12.6.06

La carrera del desierto


Marrakech, sábado 3 de junio 2006
Para llegar a Marrakech cerca del mediodía nos levantamos recontra temprano y agarramos la ruta. El objetivo de una ciudad por día empezaba a cumplirse y sobre todo a sentirse. Mientras nos íbamos acercando aparecieron las palmeras y el paisaje se asemejaba al Marruecos de la tele. Por primera vez en el viaje sentimos calor, un calor sofocante y denso.

Atravesamos la plaza Bahr el Fna entre encantadores de serpientes, adivinas, mujeres cubiertas ofreciendo tatuajes en henna; la vista era sorprendente aunque seguramente no tan glamorosa como nos habían dicho que era al anochecer. El sol, demasiado fuerte, nos obligó a refugiarnos en el mercado. Al entrar sentí la misma sensación abrumadora de la medina de Fes. Los olores se condensan en la penumbra de los socos, los colores te atrapan, los vendedores te persiguen pero finalmente son menos tolerantes que los de otros mercados y se enojan si preguntas precios y no compras. El tema de la negociación es algo que a tres semanas de estancia acá todavía no manejo y estoy convencida de que las pocas cosas que compré las pagué mucho más caras de lo que correspondía. Almorzamos en el primer piso de un sucuchito que si te ponías a mirar en detalle no entrabas.

En Marrakech iba a ser la única ciudad en la que íbamos a parar en casa de familia, dos varones en una casa, dos mujeres en otra y una mujer en una tercera familia.

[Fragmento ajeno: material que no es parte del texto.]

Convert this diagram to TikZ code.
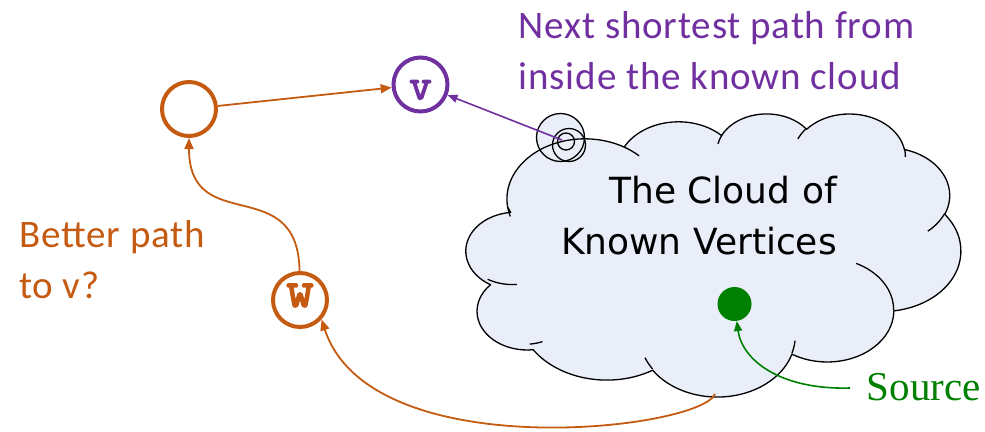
\documentclass[tikz,border=0pt]{standalone}
\usepackage{fontspec}
\setmainfont{Carlito}[LetterSpace=2.2]
\newfontfamily\cloudfont{DejaVu Sans}
\newfontfamily\srcfont{Liberation Serif}
\newfontfamily\vfont{Latin Modern Mono}[FakeBold=3]
\usetikzlibrary{arrows.meta}

\definecolor{ppOrange}{HTML}{C55A11}
\definecolor{ppPurple}{HTML}{7030A0}
\definecolor{ppGreen}{HTML}{008000}
\definecolor{cloudFill}{HTML}{E9EEF8}

% elliptical arc given by radii, visual start angle and sweep (y pointing down)
\newcommand\cloudarc[4]{arc[x radius=#1pt, y radius=#2pt,
  start angle={atan2(#1*sin(#3),#2*cos(#3))},
  delta angle={mod(atan2(#1*sin(#3+#4),#2*cos(#3+#4))-atan2(#1*sin(#3),#2*cos(#3))+720,360)}]}

% outline of the cloud in a 43.2 x 43.2 box
\newcommand\cloudpath{(3.900,14.370)
  \cloudarc{6.753}{9.190}{-190.48748}{123.78053}
  \cloudarc{5.333}{7.267}{-144.10238}{89.94523}
  \cloudarc{4.365}{5.945}{-145.80792}{99.72302}
  \cloudarc{4.857}{6.595}{-130.98607}{117.24173}
  \cloudarc{5.333}{7.273}{-78.70888}{109.02692}
  \cloudarc{6.775}{9.220}{-46.26725}{130.26900}
  \cloudarc{5.785}{7.867}{0.62502}{114.03333}
  \cloudarc{6.752}{9.215}{22.45160}{115.17255}
  \cloudarc{7.720}{10.543}{66.24263}{71.02445}
  \cloudarc{4.360}{5.918}{-274.94208}{146.73557}
  \cloudarc{4.345}{5.945}{-246.82850}{152.51885}
  -- cycle}

% creases inside the cloud
\newcommand\cloudcreases{
  (4.693,26.177) \cloudarc{4.345}{5.945}{86.74200}{26.42950}
  (6.928,34.899) \cloudarc{4.360}{5.918}{73.61047}{11.44747}
  (16.478,39.090) \cloudarc{6.752}{9.215}{137.62415}{14.08110}
  (28.827,34.751) \cloudarc{6.752}{9.215}{6.45327}{15.99835}
  (34.129,22.954) \cloudarc{5.785}{7.867}{-70.29235}{70.91737}
  (41.798,15.354) \cloudarc{5.333}{7.273}{30.31803}{27.75150}
  (38.324,5.426) \cloudarc{4.857}{6.595}{-13.74433}{14.86362}
  (29.078,3.952) \cloudarc{4.857}{6.595}{-149.18145}{18.19537}
  (22.141,4.720) \cloudarc{4.365}{5.945}{-163.49427}{17.68635}
  (14.000,5.192) \cloudarc{6.753}{9.190}{-66.70695}{12.31935}
  (4.127,15.789) \cloudarc{6.753}{9.190}{157.65435}{11.85817}}

\begin{document}
\begin{tikzpicture}[x=1pt, y=1pt,
  vertex/.style={circle, line width=4pt, minimum size=54pt, inner sep=0pt},
  outline/.style={draw=black, line width=1.3pt},
  oarrow/.style={draw=ppOrange, line width=1.8pt, -{Triangle[length=11pt, width=9pt]}},
  parrow/.style={draw=ppPurple, line width=1.6pt, -{Triangle[length=10pt, width=8pt]}},
  garrow/.style={draw=ppGreen, line width=1.6pt, -{Triangle[length=10pt, width=8pt]}},
  sidetext/.style={font=\fontsize{39}{51}\selectfont, align=left, inner sep=0pt, anchor=base west}]

\useasboundingbox (0,0) rectangle (985,-431);

% fills first: callout bubbles and cloud body
\fill[cloudFill] (560.5,-137.5) circle[radius=24];
\fill[cloudFill] (569,-145) circle[radius=16.5];
\begin{scope}[shift={(462.7,-113)}, xscale=11.528, yscale=-6.551]
  \fill[cloudFill] \cloudpath;
\end{scope}

% outlines on top of every fill
\begin{scope}[shift={(462.7,-113)}, xscale=11.528, yscale=-6.551]
  \draw[outline, line join=round] \cloudpath;
  \draw[outline] \cloudcreases;
\end{scope}
\draw[outline] (560.5,-137.5) circle[radius=24];
\draw[outline] (569,-145) circle[radius=16.5];
\draw[outline] (566,-141.5) circle[radius=8.5];

% labels (base anchor sits on the last line)
\node[sidetext, text=ppPurple] (nextlbl) at (518.5,-89)
  {Next shortest path from\\inside the known cloud};
\node[sidetext, text=ppOrange] (betterlbl) at (19,-298) {Better path\\to v?};
\node[font=\cloudfont\fontsize{36}{51}\selectfont, align=right, inner sep=0pt,
  anchor=base east] (cloudlbl) at (837,-254) {The Cloud of\\Known Vertices};
\node[font=\srcfont\fontsize{41}{41}\selectfont, text=ppGreen, inner sep=0pt,
  anchor=base west] (srclbl) at (866.5,-400) {Source};

% vertices
\node[vertex, draw=ppOrange] (c) at (189,-109) {};
\node[vertex, draw=ppPurple, text=ppPurple, font=\vfont\fontsize{44}{44}\selectfont,
  text height=29.6pt, text depth=0pt] (v) at (420.5,-84.5) {v};
\node[vertex, draw=ppOrange, text=ppOrange, font=\vfont\fontsize{53}{53}\selectfont,
  text height=13.4pt, text depth=0pt] (w) at (300,-300) {w};
\node[circle, fill=ppGreen, minimum size=34pt, inner sep=0pt] (src) at (734.5,-304) {};

% loose ends of connectors
\coordinate (bubbleTip) at (562,-140);
\coordinate (cloudTail) at (715,-394);
\coordinate (srcTail) at (850,-388);

% connectors
\draw[oarrow] (c) -- (v);
\draw[oarrow] (w) .. controls (298,-171) and (189,-238) .. (c);
\draw[oarrow] (cloudTail) .. controls (700,-430) and (370,-468) .. (w.318);
\draw[parrow] (bubbleTip) -- (v);
\draw[garrow] (srcTail) .. controls (780,-390) and (742,-360) .. (src);

\end{tikzpicture}
\end{document}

Como en el sorteo saqué el papelito que decía “solo como un perro” tuve que irme solita pobre mi alma con un buen señor rotario que vino a buscarme. A esta altura del viaje, la sonrisa dibujada y la diplomacia empiezan a exigirme una cuota de energía sobrehumana y lamentablemente no queda otra.

Tras una ducha que me sacó del sopor de la siesta salí con mi familia a dar una vuelta. Marrakech es toda roja pero a mi criterio, sin más atractivos visuales que otras ciudades ya visitadas. Recorrimos los palmares, el sol empezaba a descender, a los lados del camino grupos de tres o cuatro camellos esperaban sin inmutarse la llegada de algún turista que quisiera subirse para la foto; yo obviamente estaba en ese grupo. Nos detuvimos en un complejo con el fin de que yo cumpliera mi objetivo. Subirse a un camello y que el bendito bicho se pare es una experiencia harto bizarra porque tiene una lógica particular. Estando vos arriba, para pararse primero se va para adelante, luego para atrás y después recién se estabiliza; así que mejor agarrase bien. Como estás a una buena altura y el camélido tiene un andar amortiguado, el paseo es agradable. De todas maneras, mi super travesía en dromedario (porque en realidad en África no hay camellos) se pareció bastante a una de esas que hacen en pony los chicos de 4 años y a los cinco minutos ya estaba nuevamente pisando tierra.
A la noche estábamos invitados a la casa de un rotario que hacía una cena en nuestro honor. Llegar a esa casa y ver tanta opulencia ya empieza a relajarme. Comimos al borde de la pileta, con mozos que atendían las tres mesas lujosamente dispuestas mientras un trío tocaba música oriental del fondo. Yo tenía tanto cansancio que no lograba charlar más con nadie, sobre todo porque los temas son siempre exactamente los mismos. Cenamos comida marroquí (muero por unos ravioles!!!) y después bailamos como es costumbre entre esta gente.

La única estancia que tuve en casa de familia me resultó un poco incómoda aunque seguramente por haber sido tan corta no pude llegar a percibir realmente la dinámica de su vida cotidiana.